One of the common mistakes new investors make is trying to gauge the performance of the mutual fund by looking at its past performance. This method can be used to evaluate other investment vehicles but is not a good indicator when it comes to mutual funds.

Mutual funds, being a basket of diversified assets have a number of variables at play when it comes to evaluating them, their past performance is just one of the many variables that should be considered while selecting the right mutual fund. There are a number of other variables that can be much more helpful in evaluating the future performance of a mutual fund. These variables have been mentioned below.

1. Expense Ratio

Mutual funds cost money to operate and these expenses are met by the expense ratio of the fund. The expense ratio is a small percentage of the returns that are used to meet the operational costs of the fund. A higher expense ratio does not necessarily mean the fund will provide you with lower returns and a lower expense ratio does not necessarily mean that the fund will provide you with higher returns. The average expense ratio of a particular fund category should be compared with the expense ratio of the individual fund if a fund’s expense ratio is lower than the average expense ratio for its category it can be considered a healthy fund and vice versa. A fund’s expense ratio also includes the commission and fees paid to brokers, if an investor invests through a direct plan rather than a regular plan the expense ratio also comes down as there are no fees or commissions charged on these plans.

2.  Diversification

The number of holdings a fund has and the number of sectors it is diversified among depends on the category the fund is performing within. Therefore, it is a good idea to check the category average for the number of holdings and see if the fund matches these numbers. If a fund has more holdings or fewer holdings than the category average further study should be conducted to determine the reason behind this. Funds that are diversified across market sectors have smaller exposure to concentration risks. Concentration risks arise when a fund is heavily invested in a particular sector that is not performing well.

3. Turnover Ratio

The turnover ratio of a mutual fund shows the percentage of a fund’s holdings that have been changed in the previous financial year. A fund with a low turnover ratio can indicate a buy and hold strategy being implemented by the fund manager. A fund with a high turnover ratio possibly demonstrates the fund manager’s aggressive investment strategy and this could increase the operational costs of the mutual fund and, thereby, increase the expense ratio of the fund.

4. Tax Efficiency

When considering long-term investments many investors overlook the tax implication attached to the investments.

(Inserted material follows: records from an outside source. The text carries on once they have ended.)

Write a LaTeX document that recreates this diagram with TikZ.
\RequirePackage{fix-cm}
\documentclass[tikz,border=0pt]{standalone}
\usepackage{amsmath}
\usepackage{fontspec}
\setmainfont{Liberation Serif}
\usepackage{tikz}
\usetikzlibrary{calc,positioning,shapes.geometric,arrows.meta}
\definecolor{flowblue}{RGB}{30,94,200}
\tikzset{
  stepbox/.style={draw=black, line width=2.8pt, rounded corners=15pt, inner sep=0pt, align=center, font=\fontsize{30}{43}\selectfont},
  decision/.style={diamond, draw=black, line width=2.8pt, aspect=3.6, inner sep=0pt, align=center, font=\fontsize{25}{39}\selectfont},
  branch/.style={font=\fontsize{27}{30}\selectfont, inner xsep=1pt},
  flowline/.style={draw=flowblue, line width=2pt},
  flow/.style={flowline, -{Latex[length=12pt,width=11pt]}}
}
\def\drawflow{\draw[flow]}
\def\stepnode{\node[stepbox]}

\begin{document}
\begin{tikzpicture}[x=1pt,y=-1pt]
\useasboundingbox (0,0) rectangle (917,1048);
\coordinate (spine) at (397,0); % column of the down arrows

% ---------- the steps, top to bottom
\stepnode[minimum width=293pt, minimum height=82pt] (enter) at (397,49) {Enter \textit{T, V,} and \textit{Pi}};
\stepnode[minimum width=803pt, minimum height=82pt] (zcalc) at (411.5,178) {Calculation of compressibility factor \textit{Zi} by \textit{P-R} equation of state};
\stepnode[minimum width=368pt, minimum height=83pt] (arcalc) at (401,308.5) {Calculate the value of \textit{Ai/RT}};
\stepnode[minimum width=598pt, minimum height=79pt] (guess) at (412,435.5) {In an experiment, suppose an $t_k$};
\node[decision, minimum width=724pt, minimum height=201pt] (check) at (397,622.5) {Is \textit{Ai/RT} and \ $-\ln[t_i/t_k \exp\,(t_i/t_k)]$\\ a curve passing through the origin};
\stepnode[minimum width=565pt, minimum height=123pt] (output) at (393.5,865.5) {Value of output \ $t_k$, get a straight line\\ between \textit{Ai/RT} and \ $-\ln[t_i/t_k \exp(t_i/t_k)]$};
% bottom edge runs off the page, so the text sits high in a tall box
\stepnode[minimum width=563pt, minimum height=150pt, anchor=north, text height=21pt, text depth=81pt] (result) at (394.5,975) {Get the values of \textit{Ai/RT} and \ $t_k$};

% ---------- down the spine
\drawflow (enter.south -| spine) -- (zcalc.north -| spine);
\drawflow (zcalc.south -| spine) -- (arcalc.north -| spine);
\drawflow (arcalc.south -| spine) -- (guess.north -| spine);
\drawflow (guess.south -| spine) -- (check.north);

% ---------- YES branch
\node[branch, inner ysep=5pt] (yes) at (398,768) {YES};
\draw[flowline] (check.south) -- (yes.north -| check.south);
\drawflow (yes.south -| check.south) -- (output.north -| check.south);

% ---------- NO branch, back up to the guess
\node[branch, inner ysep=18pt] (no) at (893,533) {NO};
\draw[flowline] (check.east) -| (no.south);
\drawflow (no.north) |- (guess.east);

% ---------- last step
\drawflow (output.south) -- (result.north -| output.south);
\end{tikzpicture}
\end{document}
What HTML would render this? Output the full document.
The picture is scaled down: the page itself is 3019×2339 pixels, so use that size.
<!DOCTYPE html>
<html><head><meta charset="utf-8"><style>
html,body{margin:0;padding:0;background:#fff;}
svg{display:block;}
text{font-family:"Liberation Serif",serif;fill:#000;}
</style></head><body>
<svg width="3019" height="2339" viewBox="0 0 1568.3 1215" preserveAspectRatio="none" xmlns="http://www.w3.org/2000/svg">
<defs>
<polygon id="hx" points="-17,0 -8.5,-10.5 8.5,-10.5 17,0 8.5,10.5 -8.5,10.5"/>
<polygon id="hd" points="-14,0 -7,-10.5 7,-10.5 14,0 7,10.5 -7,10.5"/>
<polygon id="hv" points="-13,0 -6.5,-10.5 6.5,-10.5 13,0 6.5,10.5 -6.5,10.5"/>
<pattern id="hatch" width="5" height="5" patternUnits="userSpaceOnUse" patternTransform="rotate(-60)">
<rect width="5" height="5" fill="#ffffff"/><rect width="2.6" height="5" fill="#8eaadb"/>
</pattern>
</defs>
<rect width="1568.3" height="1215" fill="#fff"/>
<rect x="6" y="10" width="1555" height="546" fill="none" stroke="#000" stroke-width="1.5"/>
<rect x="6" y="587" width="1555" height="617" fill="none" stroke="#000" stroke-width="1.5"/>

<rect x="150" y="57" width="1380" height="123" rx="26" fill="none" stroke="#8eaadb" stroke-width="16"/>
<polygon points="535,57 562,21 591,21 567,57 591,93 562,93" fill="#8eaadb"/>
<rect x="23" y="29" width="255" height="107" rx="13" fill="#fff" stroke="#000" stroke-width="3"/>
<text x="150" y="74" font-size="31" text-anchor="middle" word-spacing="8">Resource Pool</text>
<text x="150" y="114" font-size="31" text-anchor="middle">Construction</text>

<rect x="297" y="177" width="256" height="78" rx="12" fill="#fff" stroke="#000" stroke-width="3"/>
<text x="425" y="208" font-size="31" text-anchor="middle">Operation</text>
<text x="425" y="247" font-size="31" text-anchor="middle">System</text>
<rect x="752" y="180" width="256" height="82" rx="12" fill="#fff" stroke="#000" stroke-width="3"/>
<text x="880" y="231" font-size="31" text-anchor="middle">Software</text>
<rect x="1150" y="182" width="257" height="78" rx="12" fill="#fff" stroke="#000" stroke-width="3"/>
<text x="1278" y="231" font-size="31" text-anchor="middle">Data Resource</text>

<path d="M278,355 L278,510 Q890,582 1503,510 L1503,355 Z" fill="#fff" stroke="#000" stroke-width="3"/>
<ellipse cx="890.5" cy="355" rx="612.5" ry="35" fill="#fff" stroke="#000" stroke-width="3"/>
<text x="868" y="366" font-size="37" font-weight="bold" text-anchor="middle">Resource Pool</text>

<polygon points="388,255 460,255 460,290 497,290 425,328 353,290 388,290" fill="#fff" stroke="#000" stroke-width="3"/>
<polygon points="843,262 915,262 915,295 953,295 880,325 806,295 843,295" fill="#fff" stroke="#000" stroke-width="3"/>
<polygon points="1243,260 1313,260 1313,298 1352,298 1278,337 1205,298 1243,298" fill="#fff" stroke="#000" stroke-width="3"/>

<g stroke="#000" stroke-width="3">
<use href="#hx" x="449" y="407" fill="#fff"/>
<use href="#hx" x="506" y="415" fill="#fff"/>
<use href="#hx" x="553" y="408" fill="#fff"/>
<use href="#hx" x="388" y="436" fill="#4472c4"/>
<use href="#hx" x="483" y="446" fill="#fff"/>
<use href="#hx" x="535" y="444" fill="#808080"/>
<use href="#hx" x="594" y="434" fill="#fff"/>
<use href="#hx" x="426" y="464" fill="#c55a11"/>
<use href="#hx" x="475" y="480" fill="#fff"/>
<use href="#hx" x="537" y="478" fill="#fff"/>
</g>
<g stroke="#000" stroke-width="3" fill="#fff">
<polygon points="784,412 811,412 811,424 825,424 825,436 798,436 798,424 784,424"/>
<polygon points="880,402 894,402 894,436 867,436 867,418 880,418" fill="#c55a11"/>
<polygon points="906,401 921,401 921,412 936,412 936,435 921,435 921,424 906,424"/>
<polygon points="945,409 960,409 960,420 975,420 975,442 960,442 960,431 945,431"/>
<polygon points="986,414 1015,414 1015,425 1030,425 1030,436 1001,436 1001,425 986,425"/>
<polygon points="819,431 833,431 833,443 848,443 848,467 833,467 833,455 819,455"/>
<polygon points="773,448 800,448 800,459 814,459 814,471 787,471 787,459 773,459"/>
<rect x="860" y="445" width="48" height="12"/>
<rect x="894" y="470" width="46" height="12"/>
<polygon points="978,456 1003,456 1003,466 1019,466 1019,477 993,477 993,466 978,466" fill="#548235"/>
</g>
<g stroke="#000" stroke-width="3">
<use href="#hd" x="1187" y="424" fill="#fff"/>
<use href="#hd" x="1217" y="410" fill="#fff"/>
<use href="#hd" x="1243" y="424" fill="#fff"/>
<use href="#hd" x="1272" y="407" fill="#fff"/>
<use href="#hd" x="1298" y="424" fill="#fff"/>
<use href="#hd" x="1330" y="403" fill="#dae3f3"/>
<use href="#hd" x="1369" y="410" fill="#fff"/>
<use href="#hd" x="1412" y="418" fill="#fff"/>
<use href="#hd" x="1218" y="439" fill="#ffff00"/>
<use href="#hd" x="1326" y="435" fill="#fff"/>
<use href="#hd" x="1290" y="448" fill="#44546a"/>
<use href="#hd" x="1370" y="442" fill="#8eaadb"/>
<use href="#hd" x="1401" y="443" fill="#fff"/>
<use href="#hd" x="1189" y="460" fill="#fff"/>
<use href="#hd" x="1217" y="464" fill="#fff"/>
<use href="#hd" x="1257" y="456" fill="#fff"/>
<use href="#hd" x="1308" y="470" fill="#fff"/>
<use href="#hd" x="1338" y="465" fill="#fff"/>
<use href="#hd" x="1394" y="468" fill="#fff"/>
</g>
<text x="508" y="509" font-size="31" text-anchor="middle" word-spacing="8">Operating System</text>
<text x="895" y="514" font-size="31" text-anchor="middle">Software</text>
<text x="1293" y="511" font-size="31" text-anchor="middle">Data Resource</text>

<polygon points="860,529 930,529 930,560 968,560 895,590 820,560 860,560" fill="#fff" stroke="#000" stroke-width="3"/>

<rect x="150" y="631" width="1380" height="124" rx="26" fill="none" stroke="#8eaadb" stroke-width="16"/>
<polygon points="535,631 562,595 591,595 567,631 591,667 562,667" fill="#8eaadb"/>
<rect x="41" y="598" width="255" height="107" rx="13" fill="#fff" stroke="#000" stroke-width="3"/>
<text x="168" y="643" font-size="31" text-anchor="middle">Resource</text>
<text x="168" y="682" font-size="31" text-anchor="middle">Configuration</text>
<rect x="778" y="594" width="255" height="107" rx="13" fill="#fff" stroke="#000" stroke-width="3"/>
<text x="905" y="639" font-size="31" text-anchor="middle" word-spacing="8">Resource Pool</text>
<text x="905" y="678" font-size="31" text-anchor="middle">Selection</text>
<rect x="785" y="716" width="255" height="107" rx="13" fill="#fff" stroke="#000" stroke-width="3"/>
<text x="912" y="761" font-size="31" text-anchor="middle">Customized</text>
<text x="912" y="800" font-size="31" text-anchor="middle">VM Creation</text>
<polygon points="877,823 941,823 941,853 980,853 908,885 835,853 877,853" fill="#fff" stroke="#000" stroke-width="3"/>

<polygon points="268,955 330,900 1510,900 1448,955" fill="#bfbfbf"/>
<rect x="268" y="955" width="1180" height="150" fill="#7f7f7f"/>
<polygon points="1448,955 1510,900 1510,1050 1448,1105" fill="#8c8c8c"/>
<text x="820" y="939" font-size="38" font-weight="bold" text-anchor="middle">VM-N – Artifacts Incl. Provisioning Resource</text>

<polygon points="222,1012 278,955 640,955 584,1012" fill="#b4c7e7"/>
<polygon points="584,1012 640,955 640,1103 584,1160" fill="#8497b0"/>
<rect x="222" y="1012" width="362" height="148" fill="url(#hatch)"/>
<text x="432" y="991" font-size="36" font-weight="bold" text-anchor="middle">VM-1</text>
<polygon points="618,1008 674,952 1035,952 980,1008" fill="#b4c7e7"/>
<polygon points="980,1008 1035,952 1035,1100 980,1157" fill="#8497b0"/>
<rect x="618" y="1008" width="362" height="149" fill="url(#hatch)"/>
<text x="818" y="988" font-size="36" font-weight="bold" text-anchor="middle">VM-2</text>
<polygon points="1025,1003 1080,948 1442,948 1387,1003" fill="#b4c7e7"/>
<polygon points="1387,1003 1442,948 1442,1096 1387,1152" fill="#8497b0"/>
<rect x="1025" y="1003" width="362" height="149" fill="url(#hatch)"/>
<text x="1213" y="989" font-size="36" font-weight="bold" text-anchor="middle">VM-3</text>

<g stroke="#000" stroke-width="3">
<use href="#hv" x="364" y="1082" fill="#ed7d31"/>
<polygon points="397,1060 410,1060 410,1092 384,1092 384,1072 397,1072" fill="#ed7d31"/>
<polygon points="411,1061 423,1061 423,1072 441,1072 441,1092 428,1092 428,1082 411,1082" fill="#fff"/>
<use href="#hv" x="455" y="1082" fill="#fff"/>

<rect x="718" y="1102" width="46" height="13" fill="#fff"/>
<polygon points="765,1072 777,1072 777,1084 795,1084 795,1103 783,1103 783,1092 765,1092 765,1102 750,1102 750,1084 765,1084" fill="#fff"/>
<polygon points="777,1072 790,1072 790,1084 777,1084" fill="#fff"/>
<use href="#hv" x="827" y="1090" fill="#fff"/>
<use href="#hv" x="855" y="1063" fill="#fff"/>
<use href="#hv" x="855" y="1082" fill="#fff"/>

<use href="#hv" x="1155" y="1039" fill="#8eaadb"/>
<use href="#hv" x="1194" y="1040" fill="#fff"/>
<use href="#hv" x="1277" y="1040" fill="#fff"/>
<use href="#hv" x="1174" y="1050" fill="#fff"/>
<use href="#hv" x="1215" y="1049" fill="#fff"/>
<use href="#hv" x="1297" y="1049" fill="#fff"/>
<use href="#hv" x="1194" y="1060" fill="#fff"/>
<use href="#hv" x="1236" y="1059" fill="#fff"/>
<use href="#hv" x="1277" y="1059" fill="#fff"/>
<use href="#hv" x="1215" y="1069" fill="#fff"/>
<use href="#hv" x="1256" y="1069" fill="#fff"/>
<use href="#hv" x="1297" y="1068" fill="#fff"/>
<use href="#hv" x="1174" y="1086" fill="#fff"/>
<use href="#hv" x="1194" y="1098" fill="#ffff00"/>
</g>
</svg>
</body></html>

Investors should be fully aware of the tax implications of the fund to have a clear picture of the actual returns of the funds after taxation.

5.  Strategy Changes

When it comes to actively managed funds, large deviations from the original investment strategy mentioned in the fund’s mandate can indicate trouble. If a large-cap fund consistently drifts towards investments in the mid-cap sector, this can indicate that the fund is not performing well within its category or the fund manager has found some new opportunities within other market sectors.

6. Fund Manager

For actively managed funds it is important to check the tenure of the fund manager. Fund Managers in an actively managed fund are continuously striving to outperform the benchmark index of the fund. When looking at past performance of the fund it is important to consider any changes in the management of the fund, as the fund manager and his team could be the secret to its success. If a fund has been performing well for the past three years, but the fund manager’s tenure has been only for the past year, this performance is not certain.

By using these parameters while evaluating a mutual fund you will be making a well-informed decision, as these will give you multiple perspectives on the performance of the fund and will also help you evaluated the risk associated with each mutual fund in more detail.